• WORK TO BE COMPLETED: Find how many lines in the data below mention "document". Give the number only.

• INFORMATION PROVIDED:

☆ ☆ ☆ ☆ ☆

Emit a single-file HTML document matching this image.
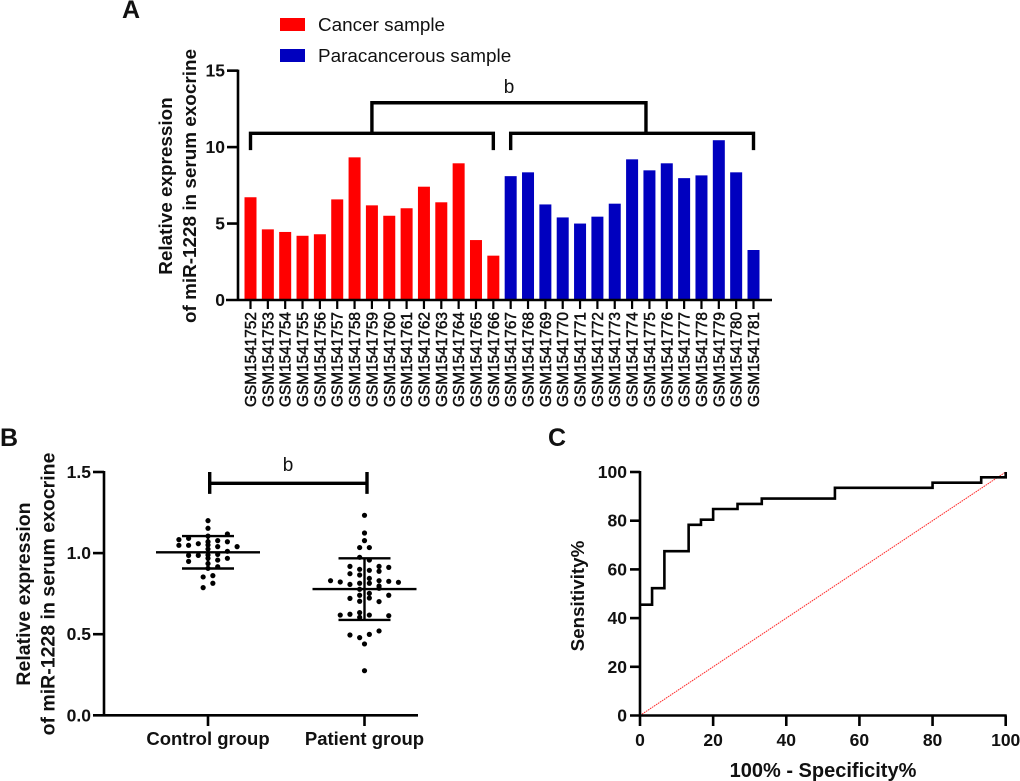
<!DOCTYPE html>
<html lang="en">
<head>
<meta charset="utf-8">
<title>miR-1228 expression in serum exocrine</title>
<style>
html,body{margin:0;padding:0;background:#fff;}
svg{display:block;font-family:"Liberation Sans",Arial,sans-serif;}
</style>
</head>
<body>
<svg id="figure" xmlns="http://www.w3.org/2000/svg" width="1020" height="781" viewBox="0 0 1020 781"></svg>
<script>
// ---------- Panel A data ----------
const sampleIds = ["GSM1541752","GSM1541753","GSM1541754","GSM1541755","GSM1541756","GSM1541757","GSM1541758","GSM1541759","GSM1541760","GSM1541761","GSM1541762","GSM1541763","GSM1541764","GSM1541765","GSM1541766","GSM1541767","GSM1541768","GSM1541769","GSM1541770","GSM1541771","GSM1541772","GSM1541773","GSM1541774","GSM1541775","GSM1541776","GSM1541777","GSM1541778","GSM1541779","GSM1541780","GSM1541781"];
const cancerValues = [6.72,4.62,4.45,4.2,4.3,6.58,9.33,6.19,5.51,6.0,7.41,6.39,8.94,3.92,2.9];
const paracancerousValues = [8.1,8.35,6.25,5.4,5.0,5.45,6.3,9.2,8.48,8.94,7.97,8.15,10.45,8.35,3.27];
const barTicks = [0,5,10,15];

// ---------- Panel B data ----------
const groupNames = ["Control group","Patient group"];
const controlValues = [1.2,1.153,1.105,1.118,1.083,1.091,1.077,1.07,1.07,1.058,1.048,1.048,1.05,1.04,1.025,1.04,1.011,0.988,0.986,0.986,0.992,0.968,0.968,0.949,0.957,0.935,0.906,0.916,0.853,0.861,0.814,0.787];
const controlSlots = [0,0,0,4,-6,-4,2,0,4,-2,-6,-4,0,2,0,6,4,0,-4,-2,2,0,4,-4,2,0,0,2,-1,1,1,-1];
const patientValues = [1.233,1.124,1.077,1.034,1.034,0.974,0.957,0.918,0.918,0.912,0.9,0.894,0.888,0.873,0.865,0.844,0.83,0.822,0.814,0.83,0.826,0.82,0.807,0.814,0.797,0.783,0.777,0.752,0.723,0.74,0.74,0.721,0.703,0.701,0.633,0.623,0.618,0.618,0.614,0.604,0.52,0.499,0.495,0.479,0.44,0.275];
const patientSlots = [0,0,0,-1,1,-1,1,-3,3,5,-1,1,3,-3,-1,1,-7,-5,1,3,5,7,-3,-1,3,3,-1,1,1,-1,5,-3,-1,3,-1,-3,-5,1,5,-1,3,1,-3,-1,0,0];
const groupMeans = [1.005,0.778];
const groupSds = [0.1,0.19];
const scatterTicks = ["0.0","0.5","1.0","1.5"];

// ---------- Panel C data ----------
const rocFpr = [0,3.3,6.67,13.3,16.67,20,26.67,33.3,53.3,80,93.3,100];
const rocTpr = [45.5,52.3,67.5,78.3,80.4,84.8,86.9,89.1,93.5,95.6,97.8,100];
const rocTicks = [0,20,40,60,80,100];

// ---------- helpers ----------
const svg = document.getElementById('figure');
const NS = 'http://www.w3.org/2000/svg';
function mk(tag, attrs, parent) {
  const el = document.createElementNS(NS, tag);
  for (const k in attrs) el.setAttribute(k, attrs[k]);
  (parent || svg).appendChild(el);
  return el;
}
function label(str, x, y, size, weight, anchor, rot, parent) {
  const a = {x:x, y:y, 'font-size':size, 'font-weight':weight, 'text-anchor':anchor, fill:'#111'};
  if (rot) a.transform = 'rotate(-90 ' + x + ' ' + y + ')';
  const t = mk('text', a, parent);
  t.textContent = str;
  return t;
}
function line(x1, y1, x2, y2, w, parent) {
  return mk('line', {x1:x1, y1:y1, x2:x2, y2:y2, stroke:'#000', 'stroke-width':w}, parent);
}
function named(el, name) {
  
  
  return el;
}

// ---------- Panel A ----------
const panelA = mk('g', {});


const ax = i => 250.5 + i * 17.345;
const ay = v => 300 - v * 15.29;

named(label('A', 122, 18, 25, 'bold', 'start', false, panelA), 'panel-label-a');

named(mk('rect', {x:280, y:18, width:25, height:13, fill:'#ff0000'}, panelA), 'legend-swatch-cancer');
named(label('Cancer sample', 318, 31, 18.9, 'normal', 'start', false, panelA), 'legend-label-cancer');
named(mk('rect', {x:280, y:49, width:25, height:13, fill:'#0000bf'}, panelA), 'legend-swatch-paracancerous');
named(label('Paracancerous sample', 318, 62, 18.9, 'normal', 'start', false, panelA), 'legend-label-paracancerous');

const allBars = cancerValues.concat(paracancerousValues);
allBars.forEach(function (v, i) {
  const isCancer = i < cancerValues.length;
  const b = mk('rect', {x:ax(i) - 6, y:ay(v), width:12, height:ay(0) - ay(v), fill:isCancer ? '#ff0000' : '#0000bf'}, panelA);
  
  
});

named(line(238, ay(15) - 1, 238, ay(0) + 1, 2.6, panelA), 'y-axis-a');
named(line(226, ay(0), 772, ay(0), 2.6, panelA), 'x-axis-a');
barTicks.forEach(function (t) {
  if (t > 0) {
    const tk = line(227, ay(t), 238, ay(t), 2.6, panelA);
    
    
  }
  const tl = label(String(t), 225, ay(t) + 6, 17.5, 'bold', 'end', false, panelA);
  
  
});
sampleIds.forEach(function (id, i) {
  const tk = line(ax(i), ay(0), ax(i), 309, 2.2, panelA);
  
  
  const tl = label(id, ax(i) + 5.5, 312, 15.4, 'normal', 'end', true, panelA);
  tl.setAttribute('stroke', '#111');
  tl.setAttribute('stroke-width', '0.5');
  
  
});

named(label('Relative expression', 172, 186, 18.9, 'bold', 'middle', true, panelA), 'y-axis-title-a-line-1');
named(label('of miR-1228 in serum exocrine', 196, 186, 18.9, 'bold', 'middle', true, panelA), 'y-axis-title-a-line-2');

const bracketA = mk('g', {fill:'none', stroke:'#000', 'stroke-width':3.4}, panelA);


const groupTop = ay(10.9), dropTop = ay(9.8), linkTop = ay(12.9);
mk('path', {d:'M' + ax(0) + ' ' + dropTop + 'V' + groupTop + 'H' + ax(14) + 'V' + dropTop}, bracketA);
mk('path', {d:'M' + ax(15) + ' ' + dropTop + 'V' + groupTop + 'H' + ax(29) + 'V' + dropTop}, bracketA);
mk('path', {d:'M' + ax(7) + ' ' + groupTop + 'V' + linkTop + 'H' + ax(22.8) + 'V' + groupTop}, bracketA);
named(label('b', 509, 93, 19, 'normal', 'middle', false, panelA), 'significance-label-a');

// ---------- Panel B ----------
const panelB = mk('g', {});


const by = v => 715.3 - v * 162.2;
const groupCenters = [208, 364.5];
const slotWidth = 4.85;

named(label('B', 0, 446, 25, 'bold', 'start', false, panelB), 'panel-label-b');

[[controlValues, controlSlots], [patientValues, patientSlots]].forEach(function (pair, g) {
  pair[0].forEach(function (v, i) {
    const d = mk('circle', {cx:groupCenters[g] + pair[1][i] * slotWidth, cy:by(v), r:2.6, fill:'#000'}, panelB);
    
    
  });
  const c = groupCenters[g], m = groupMeans[g], s = groupSds[g];
  const meanLine = line(c - 52, by(m), c + 52, by(m), 2.4, panelB);
  
  
  const upper = line(c - 26, by(m + s), c + 26, by(m + s), 2.4, panelB);
  
  
  const lower = line(c - 26, by(m - s), c + 26, by(m - s), 2.4, panelB);
  
  
  const stem = line(c, by(m + s), c, by(m - s), 2.4, panelB);
  
  
  const tk = line(c, by(0), c, 726, 2.6, panelB);
  
  
  const tl = label(groupNames[g], c, 745, 18.5, 'bold', 'middle', false, panelB);
  
  
});

named(line(104, by(1.5) - 1, 104, by(0) + 1, 2.6, panelB), 'y-axis-b');
named(line(93, by(0), 418, by(0), 2.6, panelB), 'x-axis-b');
scatterTicks.forEach(function (t) {
  const v = parseFloat(t);
  if (v > 0) {
    const tk = line(93, by(v), 104, by(v), 2.6, panelB);
    
    
  }
  const tl = label(t, 91, by(v) + 6, 17.5, 'bold', 'end', false, panelB);
  
  
});
named(label('Relative expression', 30, 594, 19.5, 'bold', 'middle', true, panelB), 'y-axis-title-b-line-1');
named(label('of miR-1228 in serum exocrine', 54.5, 594, 19.5, 'bold', 'middle', true, panelB), 'y-axis-title-b-line-2');

const bracketB = mk('path', {fill:'none', stroke:'#000', 'stroke-width':3.4, d:'M209.7 ' + by(1.5) + 'V' + by(1.365) + 'M209.7 ' + by(1.43) + 'H367M367 ' + by(1.5) + 'V' + by(1.365)}, panelB);


named(label('b', 288, 471, 19, 'normal', 'middle', false, panelB), 'significance-label-b');

// ---------- Panel C ----------
const panelC = mk('g', {});


const cx = v => 640 + v * 3.657;
const cy = v => 715.5 - v * 2.435;

named(label('C', 548, 446, 25, 'bold', 'start', false, panelC), 'panel-label-c');

named(mk('line', {x1:cx(0), y1:cy(0), x2:cx(100), y2:cy(100), stroke:'#ff2a2a', 'stroke-width':1, 'stroke-dasharray':'1.6 0.8'}, panelC), 'reference-diagonal');

let rocPath = 'M' + cx(0) + ' ' + cy(rocTpr[0]);
rocFpr.forEach(function (f, i) {
  rocPath += 'H' + cx(f) + 'V' + cy(rocTpr[i]);
});
named(mk('path', {d:rocPath, fill:'none', stroke:'#000', 'stroke-width':2.6}, panelC), 'roc-curve');

named(line(640, cy(100) - 1, 640, 726, 2.6, panelC), 'y-axis-c');
named(line(630, cy(0), cx(100) + 1, cy(0), 2.6, panelC), 'x-axis-c');
rocTicks.forEach(function (t) {
  if (t > 0) {
    const yt = line(630, cy(t), 640, cy(t), 2.6, panelC);
    
    
    const xt = line(cx(t), cy(0), cx(t), 726, 2.6, panelC);
    
    
  }
  const yl = label(String(t), 627, cy(t) + 6, 17.5, 'bold', 'end', false, panelC);
  
  
  const xl = label(String(t), cx(t), 746, 17.5, 'bold', 'middle', false, panelC);
  
  
});
named(label('100% - Specificity%', 823, 777, 20, 'bold', 'middle', false, panelC), 'x-axis-title-c');
named(label('Sensitivity%', 584, 596, 18.8, 'bold', 'middle', true, panelC), 'y-axis-title-c');
</script>
</body>
</html>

☆ ☆ ☆ ☆ ☆

• COMPLETE OUTPUT: 3